* _What the exercise asks_
In the listing that follows, retype every line from the first through the one containing "for (var y = 1964;". Pictures are to be left out.

* _Given information_
━━━

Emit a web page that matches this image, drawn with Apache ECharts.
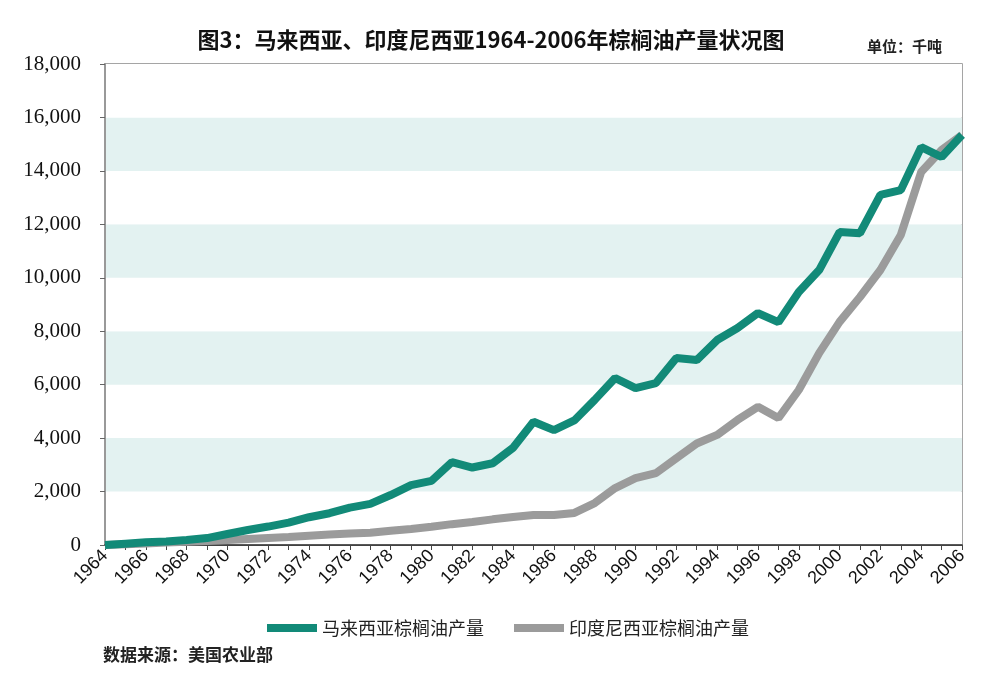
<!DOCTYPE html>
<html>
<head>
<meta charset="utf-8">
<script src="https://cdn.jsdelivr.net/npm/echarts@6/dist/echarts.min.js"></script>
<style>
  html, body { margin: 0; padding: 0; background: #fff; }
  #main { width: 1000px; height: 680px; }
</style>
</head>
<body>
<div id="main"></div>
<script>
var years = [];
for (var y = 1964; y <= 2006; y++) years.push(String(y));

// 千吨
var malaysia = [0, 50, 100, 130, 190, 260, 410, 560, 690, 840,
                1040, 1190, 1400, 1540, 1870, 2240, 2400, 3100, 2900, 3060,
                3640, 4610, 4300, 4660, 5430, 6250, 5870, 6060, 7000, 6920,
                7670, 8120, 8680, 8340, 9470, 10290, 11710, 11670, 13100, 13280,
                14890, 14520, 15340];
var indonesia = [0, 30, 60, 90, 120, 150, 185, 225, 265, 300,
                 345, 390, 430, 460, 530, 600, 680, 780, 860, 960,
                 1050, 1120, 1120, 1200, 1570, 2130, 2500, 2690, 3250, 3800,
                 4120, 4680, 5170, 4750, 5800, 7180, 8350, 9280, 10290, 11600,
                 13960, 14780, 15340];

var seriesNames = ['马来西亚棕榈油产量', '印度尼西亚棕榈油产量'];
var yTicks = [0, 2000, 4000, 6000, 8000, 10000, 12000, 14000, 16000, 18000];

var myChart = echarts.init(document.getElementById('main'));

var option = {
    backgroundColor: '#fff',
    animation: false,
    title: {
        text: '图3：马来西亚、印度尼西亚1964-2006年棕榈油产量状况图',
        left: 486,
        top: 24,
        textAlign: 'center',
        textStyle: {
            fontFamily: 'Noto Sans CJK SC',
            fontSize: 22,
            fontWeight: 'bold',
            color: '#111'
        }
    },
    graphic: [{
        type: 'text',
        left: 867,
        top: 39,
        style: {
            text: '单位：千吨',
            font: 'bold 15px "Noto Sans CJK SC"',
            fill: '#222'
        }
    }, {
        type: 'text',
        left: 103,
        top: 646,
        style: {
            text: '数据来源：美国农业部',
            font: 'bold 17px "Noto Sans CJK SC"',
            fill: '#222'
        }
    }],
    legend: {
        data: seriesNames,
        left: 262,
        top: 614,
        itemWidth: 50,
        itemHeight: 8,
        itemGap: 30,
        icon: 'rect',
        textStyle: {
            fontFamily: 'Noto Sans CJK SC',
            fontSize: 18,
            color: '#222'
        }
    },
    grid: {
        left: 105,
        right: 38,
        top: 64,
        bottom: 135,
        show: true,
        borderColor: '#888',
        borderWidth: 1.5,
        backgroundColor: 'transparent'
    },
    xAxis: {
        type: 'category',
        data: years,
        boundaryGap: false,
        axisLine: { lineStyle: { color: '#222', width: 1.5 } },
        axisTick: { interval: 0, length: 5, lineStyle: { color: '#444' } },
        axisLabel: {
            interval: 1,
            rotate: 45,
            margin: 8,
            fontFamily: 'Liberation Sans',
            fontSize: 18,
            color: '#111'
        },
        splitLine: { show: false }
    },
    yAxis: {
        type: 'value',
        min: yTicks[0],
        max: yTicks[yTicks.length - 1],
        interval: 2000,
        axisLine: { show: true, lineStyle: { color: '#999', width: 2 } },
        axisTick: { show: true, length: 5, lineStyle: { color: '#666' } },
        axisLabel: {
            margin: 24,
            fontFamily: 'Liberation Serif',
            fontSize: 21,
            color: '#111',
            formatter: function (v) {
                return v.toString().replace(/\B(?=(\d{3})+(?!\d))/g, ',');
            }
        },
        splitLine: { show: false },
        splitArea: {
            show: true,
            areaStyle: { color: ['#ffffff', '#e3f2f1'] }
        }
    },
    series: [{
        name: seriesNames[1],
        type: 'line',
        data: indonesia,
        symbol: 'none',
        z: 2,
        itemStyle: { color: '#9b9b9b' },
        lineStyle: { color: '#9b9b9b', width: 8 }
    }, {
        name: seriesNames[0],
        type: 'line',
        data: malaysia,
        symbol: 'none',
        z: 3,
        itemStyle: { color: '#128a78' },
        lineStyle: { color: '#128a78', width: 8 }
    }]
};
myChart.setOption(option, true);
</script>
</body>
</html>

━━━

* _Solution_
Emit a web page that matches this image, drawn with Apache ECharts.
<!DOCTYPE html>
<html>
<head>
<meta charset="utf-8">
<script src="https://cdn.jsdelivr.net/npm/echarts@6/dist/echarts.min.js"></script>
<style>
  html, body { margin: 0; padding: 0; background: #fff; }
  #main { width: 1000px; height: 680px; }
</style>
</head>
<body>
<div id="main"></div>
<script>
var years = [];
for (var y = 1964; y <= 2006; y++) years.push(String(y));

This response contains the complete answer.